What is SAD?
Seasonal affective disorder (SAD) is a type of depression that’s related to changes in seasons — SAD begins and ends at about the same times every year. If you’re like most people with SAD, your symptoms start in the fall and continue into the winter months, sapping your energy and messing with your mood.
What are the symptoms of SAD?
Since SAD is a subtype of depression, SAD symptoms are the same as the symptoms of Major Depressive Disorder (MDD). However, these symptoms only occur seasonally and typically during the late fall and winter months.

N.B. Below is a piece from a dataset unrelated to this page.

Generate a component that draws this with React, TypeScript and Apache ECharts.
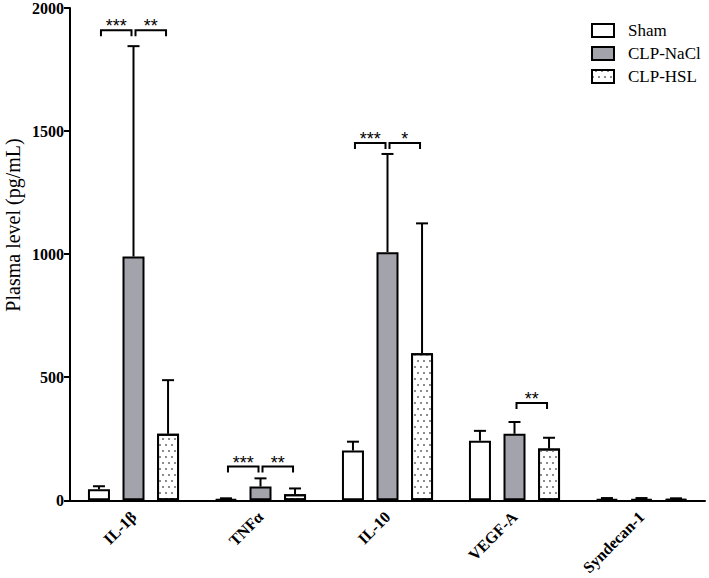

Symptoms of Major Depressive Disorder:
- Feeling depressed most of the day, nearly every day
- Feeling hopeless or worthless
- Having low energy
- Losing interest in activities you once enjoyed
- Having problems with sleep
- Experiencing changes in your appetite or weight
- Feeling sluggish or agitated
- Lack of sexual energy (libido)
- Having difficulty concentrating
- Having frequent thoughts of death or suicide
In addition to the symptoms of MDD, Season-specific symptoms of SAD can also include:
- Hypersomnia (excessive sleepiness or drowsiness)
- Weight gain
- Craving for carbohydrates
- Social withdrawal or you feel like “hibernating”
What causes SAD?
The exact cause of SAD is unknown, but research points to decreased exposure to daylight as the main contributor. Sunlight exposure stimulates the hypothalamus, a part of the brain that helps control your circadian rhythm. Lack of light throws the circadian rhythm off, which can cause the brain to produce too much melatonin and release less serotonin. The result leaves many people feeling low and lethargic.
Additionally, several attributes may increase your risk of SAD. They include:
- Being female: SAD is diagnosed four times more often in women than in men.
- Living far from the equator: The National Institute of Mental Health (NIMH) suggests that living farther from the equator can increase the risk of developing SAD. People who live in places where the days are much shorter in winter are more susceptible.
- Family history: People with a family history of other types of depression are more likely to develop SAD than people who do not have a family history of depression.
- Being young: Younger adults have a higher risk of SAD than older adults, usually starting between ages 18 and 30.
- Having depression or bipolar disorder: SAD is more common in people with major depressive disorder or bipolar disorder. Depressive symptoms may worsen seasonally if you have one of these conditions.
When to seek help for SAD
It’s normal to have some days when you feel down. But when symptoms enter the moderate to severe range and begin to interfere with social and occupational functioning it may be time to seek professional help. If you are unsure where on the range your symptoms fall, taking a free online evaluation can help figure out the best immediate next step. Brightside offers one on our website for free.
How is SAD diagnosed?
Recognizing a seasonal pattern is the key to an accurate diagnosis. Symptoms usually begin in October or November and subside in March or April. If you believe you may have a seasonal depressive pattern, it’s essential to pay attention to it. Track your symptoms, noting when they begin and when they go away. This self-awareness can help with an accurate diagnosis. Mental health professionals will ask you about your observations and your family history since mood disorders tend to have a genetic component.
How is SAD treated?
There are three major types of treatment for SAD that may be used alone or in combination with the others:
Selective Serotonin Reuptake Inhibitors (SSRIs) are used to treat the symptoms of SAD. As with other medications, there are side effects to SSRIs. Talk to your doctor about the possible risks of using this medication for your mental health condition. You may need to try several different antidepressant medications before finding the one that improves your symptoms without causing side effects. For more information on antidepressants, check out our post 7 Common Myths and Misconceptions About Antidepressants.
The idea behind light therapy is to supplement the natural light of fall and winter using daily exposure to bright, artificial light indoors. Using a lightbox within the first hour of waking has proven to be effective. It’s important to speak with a healthcare professional regarding light therapy before using a light box, but it should deliver 10,000 lux of light and emit as little UV light as possible. 20-30min per day is the recommended dose, at a distance of 2 feet, with eyes open but not looking directly at the light.
Cognitive behavioral therapy (CBT) is a type of treatment that has been shown to be effective in treating SAD. Traditional cognitive behavioral therapy techniques have been adapted for use with SAD (CBT-SAD). CBT-SAD relies on CBT’s basic techniques, such as identifying negative thoughts and replacing them with more positive thoughts. CBT-SAD also incorporates a technique called behavioral activation. Behavioral activation seeks to help someone identify engaging and pleasurable activities, whether indoors or outdoors, to improve coping during the winter months.